15. Goodnight Irene by Lead Belly
“Goodnight Irene” is one of the most enduring songs in American folk music, closely associated with Lead Belly, whose powerful voice and twelve string guitar helped carry the song into the folk canon. The song has roots older than its most famous recordings, but Lead Belly’s version gave it emotional weight, blending tenderness, sorrow, longing, and rough edged humanity. The lyric moves through love, regret, and troubled feeling, making Irene both a person and a symbol of desire that cannot quite be settled. Lead Belly sings with force and depth, giving the song a sense of lived experience.

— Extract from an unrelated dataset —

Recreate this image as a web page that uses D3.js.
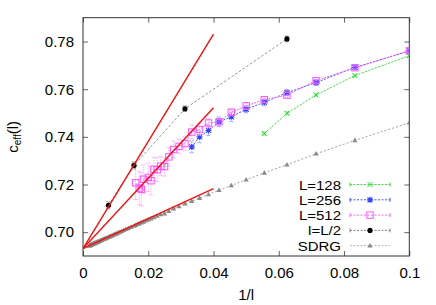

Lead Belly’s catalog includes folk and blues standards such as “Midnight Special”, “Cotton Fields”, “Rock Island Line”, and “Where Did You Sleep Last Night”. He became one of the most important figures in American roots music because his repertoire connected work songs, prison songs, blues, spirituals, and folk ballads. “Goodnight Irene” became especially popular after The Weavers recorded it, bringing the song to an even wider audience, but Lead Belly’s interpretation remains central to its legacy. The song’s popularity comes from its emotional ambiguity. It can sound like a lullaby, a farewell, a confession, or a lament depending on who sings it. That flexibility is part of folk music’s power. Songs survive because they can carry new voices, new meanings, and old sorrows across generations.